Investments into geological exploration and production in the global oil and gas sector will fall by more than 20 percent in 2009, he said.
''If capital expenditure is not restored the forecast of '$150 per barrel of oil in two, three years' voiced by Saudi Arabian representatives ... will come true,'' Miller said.
The Gazprom CEO said there were grounds for believing the oil price would rise to $85 per barrel by the end of 2009 while the market had pinpointed $100 per barrel as benchmark price in 2010.
With increasingly higher development costs, investment in startup oilfields have to reach some $400 billion per year, he said.

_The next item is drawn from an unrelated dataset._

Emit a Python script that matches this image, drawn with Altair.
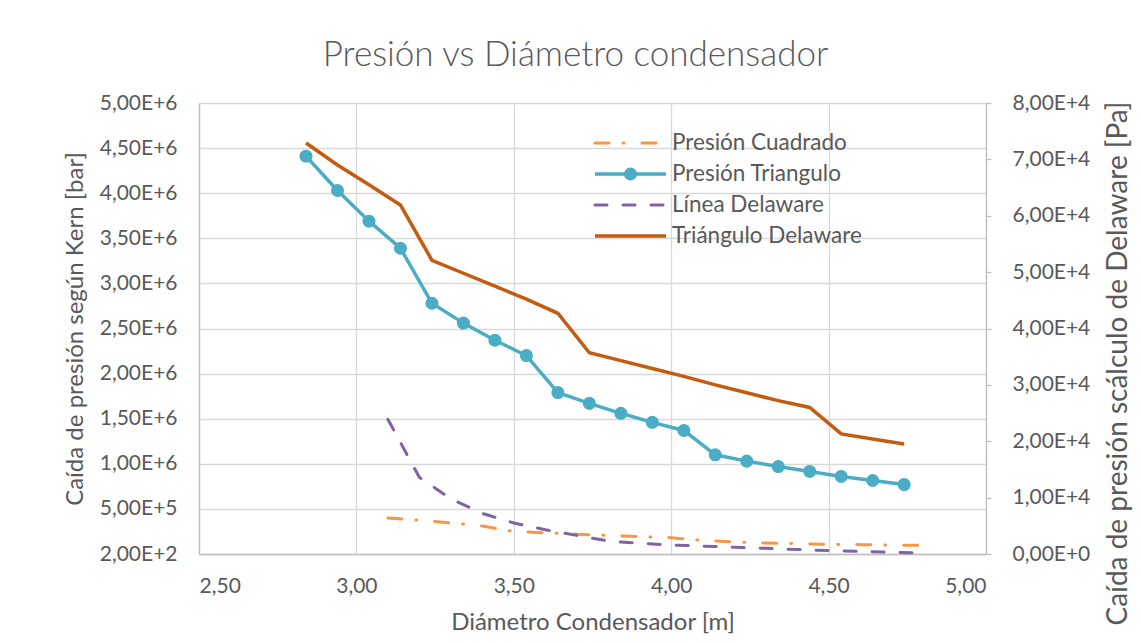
import altair as alt
import pandas as pd

# ---- data ----
series_names = ["Presión Cuadrado", "Presión Triangulo", "Línea Delaware", "Triángulo Delaware"]

# Kern (left axis, bar)
x_tri = [2.84, 2.94, 3.04, 3.14, 3.24, 3.34, 3.44, 3.54, 3.64, 3.74,
         3.84, 3.94, 4.04, 4.14, 4.24, 4.34, 4.44, 4.54, 4.64, 4.74]
p_tri = [4.41e6, 4.03e6, 3.69e6, 3.39e6, 2.78e6, 2.56e6, 2.37e6, 2.20e6, 1.79e6, 1.67e6,
         1.56e6, 1.46e6, 1.37e6, 1.10e6, 1.03e6, 0.97e6, 0.915e6, 0.86e6, 0.815e6, 0.77e6]

x_cua = [3.1, 3.2, 3.3, 3.4, 3.5, 3.6, 3.7, 3.8, 3.9, 4.0,
         4.1, 4.2, 4.3, 4.4, 4.5, 4.6, 4.7, 4.8]
p_cua = [0.40e6, 0.375e6, 0.345e6, 0.31e6, 0.25e6, 0.235e6, 0.22e6, 0.205e6, 0.193e6, 0.181e6,
         0.152e6, 0.133e6, 0.122e6, 0.115e6, 0.107e6, 0.104e6, 0.100e6, 0.096e6]

# Delaware (right axis, Pa)
x_lin = [3.1, 3.2, 3.3, 3.4, 3.5, 3.6, 3.7, 3.8, 3.9, 4.0,
         4.1, 4.2, 4.3, 4.4, 4.5, 4.6, 4.7, 4.8]
p_lin = [2.39e4, 1.36e4, 0.98e4, 0.72e4, 0.55e4, 0.43e4, 0.33e4, 0.23e4, 0.19e4, 0.16e4,
         0.14e4, 0.12e4, 0.10e4, 0.08e4, 0.06e4, 0.045e4, 0.03e4, 0.02e4]

x_tdl = [2.84, 2.94, 3.04, 3.14, 3.24, 3.34, 3.44, 3.54, 3.64, 3.74,
         3.84, 3.94, 4.04, 4.14, 4.24, 4.34, 4.44, 4.54, 4.64, 4.74]
p_tdl = [7.29e4, 6.90e4, 6.55e4, 6.19e4, 5.21e4, 4.98e4, 4.75e4, 4.52e4, 4.27e4, 3.57e4,
         3.43e4, 3.29e4, 3.15e4, 3.00e4, 2.86e4, 2.72e4, 2.60e4, 2.13e4, 2.04e4, 1.95e4]

x_ticks = [2.5, 3.0, 3.5, 4.0, 4.5, 5.0]
left_ticks = [200 + 500000 * k for k in range(11)]
right_ticks = [10000 * k for k in range(9)]

colors = ["#F79646", "#4BACC6", "#8064A2", "#C55A11"]
dashes = [[14, 14, 1, 18], [1, 0], [12, 16], [1, 0]]

FONT = "Lato"
GREY = "#595959"

df_cua = pd.DataFrame({"x": x_cua, "y": p_cua})
df_tri = pd.DataFrame({"x": x_tri, "y": p_tri})
df_lin = pd.DataFrame({"x": x_lin, "y": p_lin})
df_tdl = pd.DataFrame({"x": x_tdl, "y": p_tdl})

sci = "replace(replace(format(datum.value, '.2e'), '.', ','), 'e', 'E')"

x_enc = alt.X(
    "x:Q",
    scale=alt.Scale(domain=[2.5, 5.0], nice=False, zero=False),
    axis=alt.Axis(
        values=x_ticks,
        labelExpr="replace(format(datum.value, '.2f'), '.', ',')",
        title="Diámetro Condensador [m]",
        grid=True, gridColor="#d9d9d9", gridWidth=1.3,
        domainColor="#bfbfbf", domainWidth=1.3, ticks=False,
        labelFont=FONT, labelFontSize=21, labelColor=GREY, labelPadding=21,
        titleFont=FONT, titleFontSize=24, titleColor=GREY, titleFontWeight="normal",
        titlePadding=14,
    ),
)

y_left_scale = alt.Scale(domain=[200, 5000200], nice=False, zero=False)
y_left_axis = alt.Axis(
    orient="left", values=left_ticks, labelExpr=sci,
    title="Caída de presión según Kern [bar]",
    grid=True, gridColor="#d9d9d9", gridWidth=1.3,
    domainColor="#bfbfbf", domainWidth=1.3, ticks=False,
    labelFont=FONT, labelFontSize=21, labelColor=GREY, labelPadding=22,
    titleFont=FONT, titleFontSize=24, titleColor=GREY, titleFontWeight="normal",
    titlePadding=12,
)
y_right_scale = alt.Scale(domain=[0, 80000], nice=False, zero=False)
y_right_axis = alt.Axis(
    orient="right", values=right_ticks, labelExpr=sci,
    title="Caída de presión scálculo de Delaware [Pa]",
    grid=False, domainColor="#bfbfbf", domainWidth=1.3,
    ticks=True, tickSize=5, tickColor="#bfbfbf", tickWidth=1.3,
    labelFont=FONT, labelFontSize=21, labelColor=GREY, labelPadding=21,
    titleFont=FONT, titleFontSize=28, titleColor=GREY, titleFontWeight="normal",
    titleAngle=270, titleBaseline="middle", titleAlign="center",
    titleX=132, titleY=260,
)

def yl():
    return alt.Y("y:Q", scale=y_left_scale, axis=y_left_axis)

cua = alt.Chart(df_cua).mark_line(
    color=colors[0], strokeWidth=3, strokeDash=dashes[0], strokeCap="round"
).encode(x=x_enc, y=yl())
tri = alt.Chart(df_tri).mark_line(color=colors[1], strokeWidth=3.5).encode(x=x_enc, y=yl())
tri_pts = alt.Chart(df_tri).mark_point(
    filled=True, shape="circle", size=170, color=colors[1], opacity=1
).encode(x=x_enc, y=yl())

left = alt.layer(cua, tri, tri_pts)

y_r = alt.Y("y:Q", scale=y_right_scale, axis=y_right_axis)
lin = alt.Chart(df_lin).mark_line(
    color=colors[2], strokeWidth=3, strokeDash=dashes[2], strokeCap="round"
).encode(x=x_enc, y=y_r)
tdl = alt.Chart(df_tdl).mark_line(color=colors[3], strokeWidth=3.5).encode(x=x_enc, y=y_r)
right = alt.layer(lin, tdl)

# ---- custom legend (inside plot, top right) ----
leg_x0, leg_x1, leg_tx = 396, 467, 473
leg_rows = [40, 71, 102, 133]
leg_layers = []
for i, name in enumerate(series_names):
    d = pd.DataFrame({"label": [name]})
    rule_kwargs = dict(color=colors[i], strokeWidth=3.5 if dashes[i] == [1, 0] else 3)
    if dashes[i] != [1, 0]:
        rule_kwargs["strokeDash"] = dashes[i]
        rule_kwargs["strokeCap"] = "round"
    leg_layers.append(
        alt.Chart(d).mark_rule(**rule_kwargs).encode(
            x=alt.value(leg_x0), x2=alt.value(leg_x1), y=alt.value(leg_rows[i])
        )
    )
    if i == 1:
        leg_layers.append(
            alt.Chart(d).mark_point(filled=True, shape="circle", size=170,
                                    color=colors[1], opacity=1).encode(
                x=alt.value((leg_x0 + leg_x1) / 2), y=alt.value(leg_rows[i])
            )
        )
    leg_layers.append(
        alt.Chart(d).mark_text(align="left", baseline="middle", font=FONT,
                               fontSize=22.5, color=GREY).encode(
            x=alt.value(leg_tx), y=alt.value(leg_rows[i]), text="label:N"
        )
    )
legend = alt.layer(*leg_layers)

chart = alt.layer(left, right, legend).resolve_scale(y="independent").properties(
    width=787, height=451,
    title=alt.TitleParams(
        "Presión vs Diámetro condensador", font=FONT, fontSize=35,
        fontWeight=300, color=GREY, anchor="middle", dx=-17, offset=19,
    ),
    autosize=alt.AutoSizeParams(type="none"),
    padding={"left": 191, "top": 95, "right": 147, "bottom": 81},
).configure_view(stroke=None).configure(background="white")

chart.save("out.html", embed_options={"renderer": "svg", "actions": False})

''As long as the market is excessively volatile it is absolutely clear that existing reserves will not be developed rapidly enough to satisfy the expected demand,'' he said.
Miller said the pricing system on the oil market needed to be radically revised, especially since the oil price reflected financial transactions on the equity market.
Miller urged the use of long-term contracts for the oil market to support the creation of a unified settlement and payment system.
''We should consider the reform of the existing system of linking oil prices to only one currency'' in favour of a multi-currency settlement system, he said.
A new Oil Exchange of producing countries trading physical volumes needed to be created in light of the monopoly position of the major NYMEX trade floor.